McLaren F1 team orders saga at Italian GP will “weigh heavily” on Oscar Piastri

Will McLaren's use of team orders come back to haunt them at this weekend's Azerbaijan Grand Prix?

Oscar Piastri
Oscar Piastri

Former F1 driver Jolyon Palmer has suggested McLaren’s controversial use of team orders at the Italian Grand Prix “will weigh heavily” on Oscar Piastri.

McLaren were beaten on merit for the first time in F1 2025 at Monza last time out.

Max Verstappen stormed to a dominant victory from pole position, winning by over 19 seconds.

Lando Norris was on course to finish second ahead of title rival Piastri.

Unusually, McLaren decided to pit Piastri first, to cover off Charles Leclerc behind.

Norris stopped one lap later, but a slow pit stop meant he dropped behind his teammate.

McLaren intervened with team orders to make sure Norris got back ahead of Piastri.

McLaren have insisted they want to be “fair” in the F1 title race and that the slow stop was entirely out of Norris’ hands.

Speaking on the F1 Nation podcast, Palmer feels the team orders drama will still be on McLaren’s mind ahead of this weekend’s Azerbaijan Grand Prix.

“It’ll weigh heavily on him [Piastri], won’t it?

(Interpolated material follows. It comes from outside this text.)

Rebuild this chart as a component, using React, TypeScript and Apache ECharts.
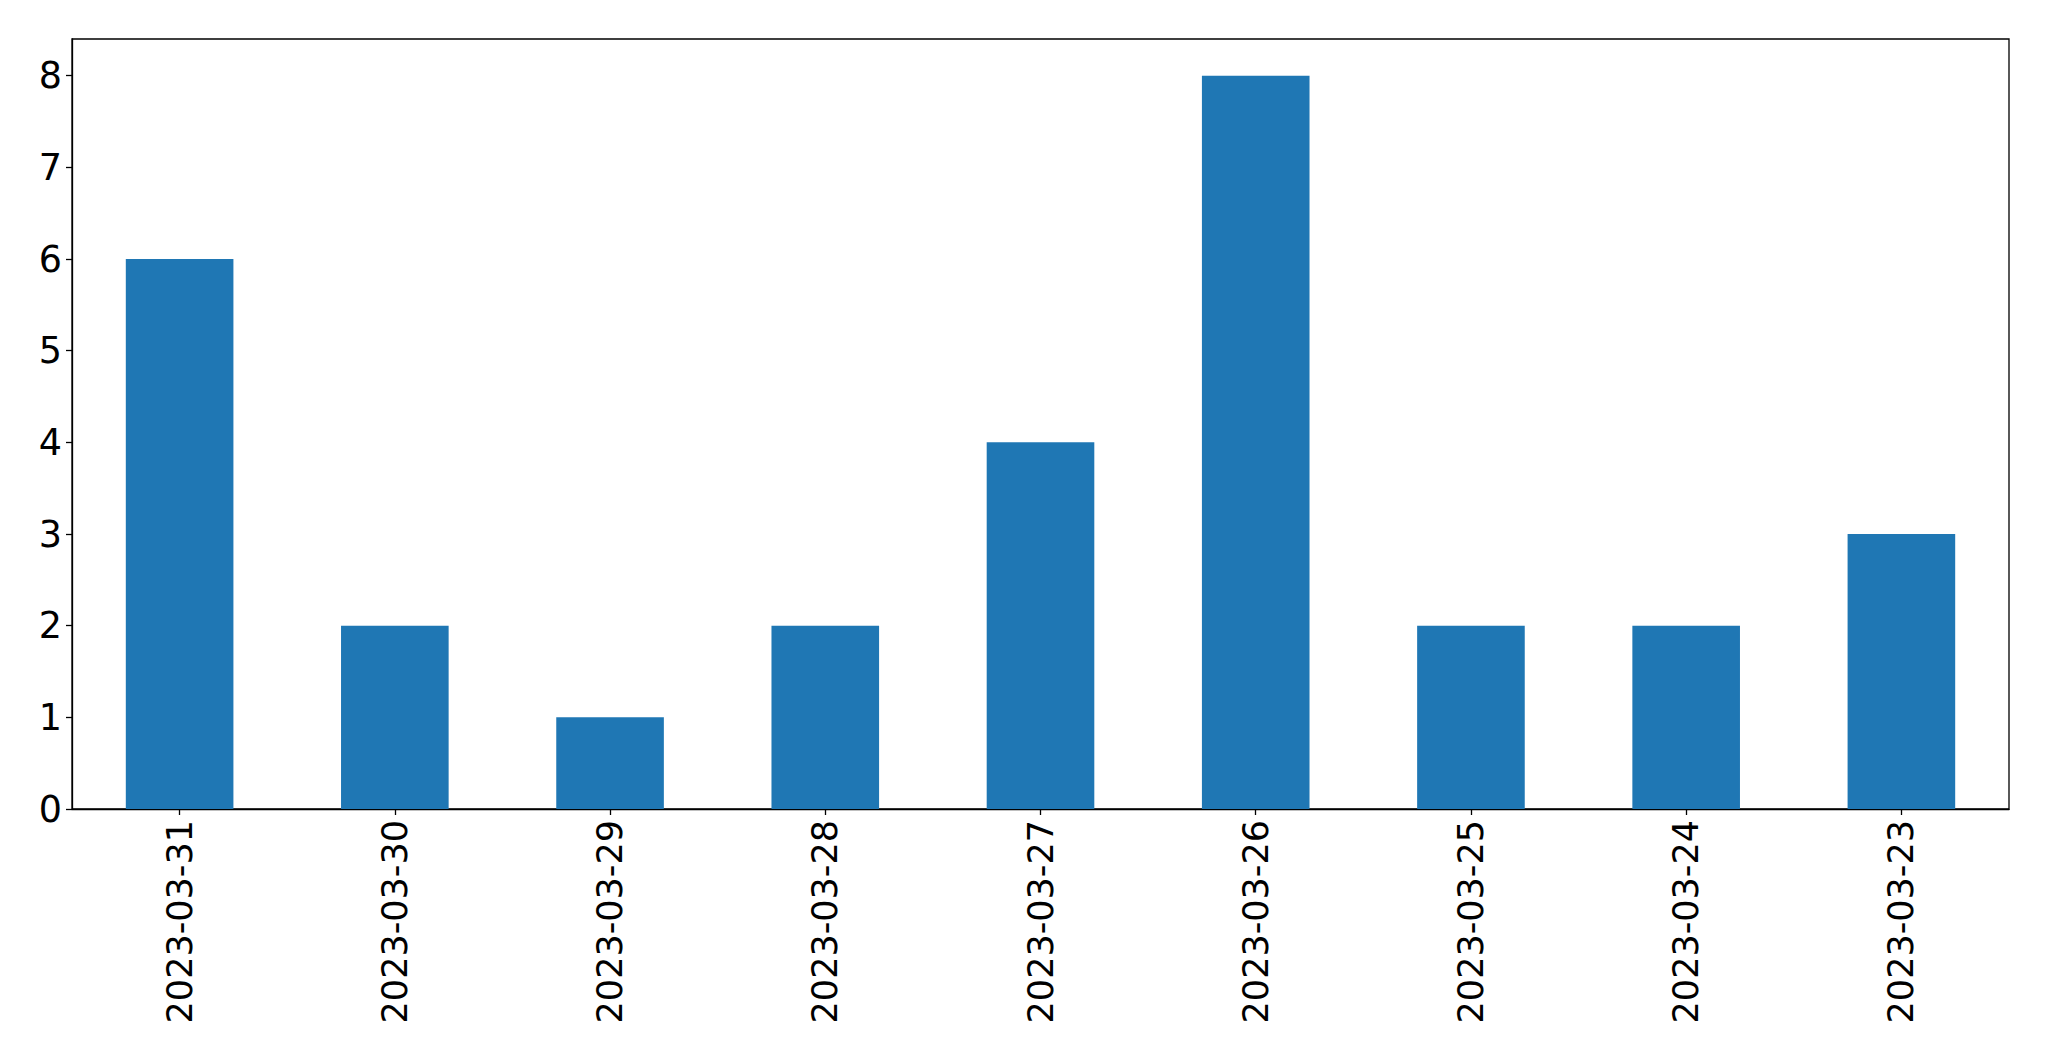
import React, { useEffect, useRef } from "react";
import * as echarts from "echarts";

const categories = [
  "2023-03-31",
  "2023-03-30",
  "2023-03-29",
  "2023-03-28",
  "2023-03-27",
  "2023-03-26",
  "2023-03-25",
  "2023-03-24",
  "2023-03-23",
];
const values = [6, 2, 1, 2, 4, 8, 2, 2, 3];
const yTicks = [0, 1, 2, 3, 4, 5, 6, 7, 8];
const yMax = 8.4;

export default function App() {
  const ref = useRef<HTMLDivElement>(null);
  useEffect(() => {
    document.body.style.margin = "0";
    if (!ref.current) return;
    const chart = echarts.init(ref.current, null, { renderer: "svg" });
    const font = "DejaVu Sans";
    chart.setOption({
      animation: false,
      backgroundColor: "#ffffff",
      grid: {
        left: 72,
        top: 39,
        right: 40,
        bottom: 252,
        show: true,
        borderColor: "#000000",
        borderWidth: 1.3,
        containLabel: false,
      },
      xAxis: {
        type: "category",
        data: categories,
        boundaryGap: true,
        axisLine: { show: true, lineStyle: { color: "#000", width: 1.3 } },
        axisTick: {
          show: true,
          alignWithLabel: true,
          length: 6,
          lineStyle: { color: "#000", width: 1.3 },
        },
        axisLabel: {
          rotate: 90,
          interval: 0,
          margin: 11,
          color: "#000",
          fontFamily: font,
          fontSize: 35,
        },
        splitLine: { show: false },
      },
      yAxis: {
        type: "value",
        min: 0,
        max: yMax,
        interval: 1,
        axisLine: { show: true, lineStyle: { color: "#000", width: 1.3 } },
        axisTick: {
          show: true,
          length: 6,
          customValues: yTicks,
          lineStyle: { color: "#000", width: 1.3 },
        },
        axisLabel: {
          margin: 10,
          color: "#000",
          fontFamily: font,
          fontSize: 36.5,
          customValues: yTicks,
        },
        splitLine: { show: false },
      },
      series: [
        {
          type: "bar",
          data: values,
          barWidth: "50%",
          itemStyle: { color: "#1f77b4" },
        },
      ],
    });
    return () => chart.dispose();
  }, []);
  return <div ref={ref} style={{ width: 2049, height: 1061 }} />;
}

The team will now start to think, ‘did we definitely handle that right in Monza?’” Palmer said.

“You have to bang the table for everything that you can get. I don’t know if this is going to be the one where it really comes to fruition, but at some point this year, it just has to because of the history of the F1 title battles. Surely something has to give.”

Piastri, Norris could question McLaren approach

With eight rounds to go, there’s just 31 points between Piastri and Norris at the top of the drivers’ championship.

There have been very few flashpoints this season.

Norris ran into the back of Piastri at the Canadian Grand Prix.

Lando Norris and Oscar Piastri
Lando Norris and Oscar Piastri

However, Piastri came away from the incident unscathed as Norris failed to finish.

Norris immediately apologised for the clash and McLaren quickly moved on as a team.

Palmer is anticipating that both drivers will question McLaren’s approach as the title race goes down to the wire.

“When I was driving and I was having my worst ever weekend in Baku, I was thinking ‘how is the equality in the team?’” Palmer added.

“Because you’re driving the same car. You want an equal opportunity, but you’re thinking, ‘Am I getting the love of the team?’

“‘Am I getting the new parts, the best strategy, the best pit stops?’ Why are Lando’s pit stops routinely fractionally slower than Oscar’s or very much slower in Monza?

“And you start to think, ‘why are these things not quite falling in my favour?’

“Both of them will be thinking that. Will we see one of them be a little bit more killer in Baku?

“I don’t know - I think the way that McLaren is managing this is quite contrived, to be fair, but they have got two compliant drivers still, and I don’t know if it’s going to change yet.”